--- Begin Data segment ---

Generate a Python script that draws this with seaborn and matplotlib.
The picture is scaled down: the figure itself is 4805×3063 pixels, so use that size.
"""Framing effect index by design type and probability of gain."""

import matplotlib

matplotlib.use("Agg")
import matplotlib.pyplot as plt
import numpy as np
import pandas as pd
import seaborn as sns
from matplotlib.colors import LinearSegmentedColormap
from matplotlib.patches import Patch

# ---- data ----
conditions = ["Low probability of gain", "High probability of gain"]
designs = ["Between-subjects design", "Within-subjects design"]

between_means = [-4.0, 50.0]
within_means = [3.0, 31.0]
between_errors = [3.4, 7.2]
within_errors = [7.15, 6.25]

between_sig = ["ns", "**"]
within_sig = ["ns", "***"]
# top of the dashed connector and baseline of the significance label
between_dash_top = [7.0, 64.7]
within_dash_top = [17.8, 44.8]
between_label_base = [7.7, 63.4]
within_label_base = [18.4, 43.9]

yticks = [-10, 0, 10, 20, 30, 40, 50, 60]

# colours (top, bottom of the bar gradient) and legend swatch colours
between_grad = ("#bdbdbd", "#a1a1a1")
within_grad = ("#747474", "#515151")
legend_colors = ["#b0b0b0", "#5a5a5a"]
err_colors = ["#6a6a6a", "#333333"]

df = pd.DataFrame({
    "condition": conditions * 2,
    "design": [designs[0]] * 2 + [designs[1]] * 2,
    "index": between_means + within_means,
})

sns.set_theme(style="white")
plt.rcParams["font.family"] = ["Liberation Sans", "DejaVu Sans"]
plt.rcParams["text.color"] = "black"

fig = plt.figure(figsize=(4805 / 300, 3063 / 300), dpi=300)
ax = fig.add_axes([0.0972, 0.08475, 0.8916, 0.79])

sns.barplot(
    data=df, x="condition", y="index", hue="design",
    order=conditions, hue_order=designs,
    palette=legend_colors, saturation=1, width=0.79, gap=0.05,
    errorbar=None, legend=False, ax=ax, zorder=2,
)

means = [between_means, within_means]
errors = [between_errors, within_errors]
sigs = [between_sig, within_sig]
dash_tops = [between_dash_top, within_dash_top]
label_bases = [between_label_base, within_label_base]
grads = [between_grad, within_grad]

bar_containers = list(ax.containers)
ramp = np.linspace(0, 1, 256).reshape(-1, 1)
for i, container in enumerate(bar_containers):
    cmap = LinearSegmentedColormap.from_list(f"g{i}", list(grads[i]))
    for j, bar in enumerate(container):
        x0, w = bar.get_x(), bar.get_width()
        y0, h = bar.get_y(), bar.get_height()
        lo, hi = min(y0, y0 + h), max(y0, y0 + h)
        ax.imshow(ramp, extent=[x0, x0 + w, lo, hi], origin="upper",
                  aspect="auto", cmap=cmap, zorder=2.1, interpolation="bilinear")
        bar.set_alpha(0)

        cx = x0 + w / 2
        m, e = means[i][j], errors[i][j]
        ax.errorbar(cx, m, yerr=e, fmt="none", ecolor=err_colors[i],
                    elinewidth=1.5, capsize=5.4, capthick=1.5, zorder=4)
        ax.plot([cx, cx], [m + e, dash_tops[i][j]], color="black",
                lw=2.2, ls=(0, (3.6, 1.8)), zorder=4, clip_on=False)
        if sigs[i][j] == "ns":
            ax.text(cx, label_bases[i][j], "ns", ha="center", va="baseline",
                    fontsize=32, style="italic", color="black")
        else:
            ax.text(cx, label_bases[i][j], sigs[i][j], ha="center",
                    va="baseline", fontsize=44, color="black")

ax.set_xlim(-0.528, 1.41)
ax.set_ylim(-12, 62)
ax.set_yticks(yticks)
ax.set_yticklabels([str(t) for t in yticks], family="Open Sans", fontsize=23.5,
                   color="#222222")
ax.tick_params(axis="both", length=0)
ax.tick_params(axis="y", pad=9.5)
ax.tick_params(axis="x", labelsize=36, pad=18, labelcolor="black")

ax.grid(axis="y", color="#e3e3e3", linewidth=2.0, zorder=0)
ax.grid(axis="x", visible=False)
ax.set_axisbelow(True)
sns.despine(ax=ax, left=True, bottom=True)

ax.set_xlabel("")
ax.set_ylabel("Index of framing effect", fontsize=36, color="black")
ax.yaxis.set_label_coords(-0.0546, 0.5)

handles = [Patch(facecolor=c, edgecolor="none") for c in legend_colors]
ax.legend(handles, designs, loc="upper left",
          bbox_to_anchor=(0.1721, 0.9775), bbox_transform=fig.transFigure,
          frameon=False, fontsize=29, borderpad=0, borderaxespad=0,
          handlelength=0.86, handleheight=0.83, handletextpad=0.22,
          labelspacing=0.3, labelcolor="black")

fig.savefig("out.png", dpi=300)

--- End Data segment ---

→ **Given problem**: Extract all of the data exactly as written.

→ **Exercise output**:
Generate a Python script that draws this with seaborn and matplotlib.
The picture is scaled down: the figure itself is 4805×3063 pixels, so use that size.
"""Framing effect index by design type and probability of gain."""

import matplotlib

matplotlib.use("Agg")
import matplotlib.pyplot as plt
import numpy as np
import pandas as pd
import seaborn as sns
from matplotlib.colors import LinearSegmentedColormap
from matplotlib.patches import Patch

# ---- data ----
conditions = ["Low probability of gain", "High probability of gain"]
designs = ["Between-subjects design", "Within-subjects design"]

between_means = [-4.0, 50.0]
within_means = [3.0, 31.0]
between_errors = [3.4, 7.2]
within_errors = [7.15, 6.25]

between_sig = ["ns", "**"]
within_sig = ["ns", "***"]
# top of the dashed connector and baseline of the significance label
between_dash_top = [7.0, 64.7]
within_dash_top = [17.8, 44.8]
between_label_base = [7.7, 63.4]
within_label_base = [18.4, 43.9]

yticks = [-10, 0, 10, 20, 30, 40, 50, 60]

# colours (top, bottom of the bar gradient) and legend swatch colours
between_grad = ("#bdbdbd", "#a1a1a1")
within_grad = ("#747474", "#515151")
legend_colors = ["#b0b0b0", "#5a5a5a"]
err_colors = ["#6a6a6a", "#333333"]

df = pd.DataFrame({
    "condition": conditions * 2,
    "design": [designs[0]] * 2 + [designs[1]] * 2,
    "index": between_means + within_means,
})

sns.set_theme(style="white")
plt.rcParams["font.family"] = ["Liberation Sans", "DejaVu Sans"]
plt.rcParams["text.color"] = "black"

fig = plt.figure(figsize=(4805 / 300, 3063 / 300), dpi=300)
ax = fig.add_axes([0.0972, 0.08475, 0.8916, 0.79])

sns.barplot(
    data=df, x="condition", y="index", hue="design",
    order=conditions, hue_order=designs,
    palette=legend_colors, saturation=1, width=0.79, gap=0.05,
    errorbar=None, legend=False, ax=ax, zorder=2,
)

means = [between_means, within_means]
errors = [between_errors, within_errors]
sigs = [between_sig, within_sig]
dash_tops = [between_dash_top, within_dash_top]
label_bases = [between_label_base, within_label_base]
grads = [between_grad, within_grad]

bar_containers = list(ax.containers)
ramp = np.linspace(0, 1, 256).reshape(-1, 1)
for i, container in enumerate(bar_containers):
    cmap = LinearSegmentedColormap.from_list(f"g{i}", list(grads[i]))
    for j, bar in enumerate(container):
        x0, w = bar.get_x(), bar.get_width()
        y0, h = bar.get_y(), bar.get_height()
        lo, hi = min(y0, y0 + h), max(y0, y0 + h)
        ax.imshow(ramp, extent=[x0, x0 + w, lo, hi], origin="upper",
                  aspect="auto", cmap=cmap, zorder=2.1, interpolation="bilinear")
        bar.set_alpha(0)

        cx = x0 + w / 2
        m, e = means[i][j], errors[i][j]
        ax.errorbar(cx, m, yerr=e, fmt="none", ecolor=err_colors[i],
                    elinewidth=1.5, capsize=5.4, capthick=1.5, zorder=4)
        ax.plot([cx, cx], [m + e, dash_tops[i][j]], color="black",
                lw=2.2, ls=(0, (3.6, 1.8)), zorder=4, clip_on=False)
        if sigs[i][j] == "ns":
            ax.text(cx, label_bases[i][j], "ns", ha="center", va="baseline",
                    fontsize=32, style="italic", color="black")
        else:
            ax.text(cx, label_bases[i][j], sigs[i][j], ha="center",
                    va="baseline", fontsize=44, color="black")

ax.set_xlim(-0.528, 1.41)
ax.set_ylim(-12, 62)
ax.set_yticks(yticks)
ax.set_yticklabels([str(t) for t in yticks], family="Open Sans", fontsize=23.5,
                   color="#222222")
ax.tick_params(axis="both", length=0)
ax.tick_params(axis="y", pad=9.5)
ax.tick_params(axis="x", labelsize=36, pad=18, labelcolor="black")

ax.grid(axis="y", color="#e3e3e3", linewidth=2.0, zorder=0)
ax.grid(axis="x", visible=False)
ax.set_axisbelow(True)
sns.despine(ax=ax, left=True, bottom=True)

ax.set_xlabel("")
ax.set_ylabel("Index of framing effect", fontsize=36, color="black")
ax.yaxis.set_label_coords(-0.0546, 0.5)

handles = [Patch(facecolor=c, edgecolor="none") for c in legend_colors]
ax.legend(handles, designs, loc="upper left",
          bbox_to_anchor=(0.1721, 0.9775), bbox_transform=fig.transFigure,
          frameon=False, fontsize=29, borderpad=0, borderaxespad=0,
          handlelength=0.86, handleheight=0.83, handletextpad=0.22,
          labelspacing=0.3, labelcolor="black")

fig.savefig("out.png", dpi=300)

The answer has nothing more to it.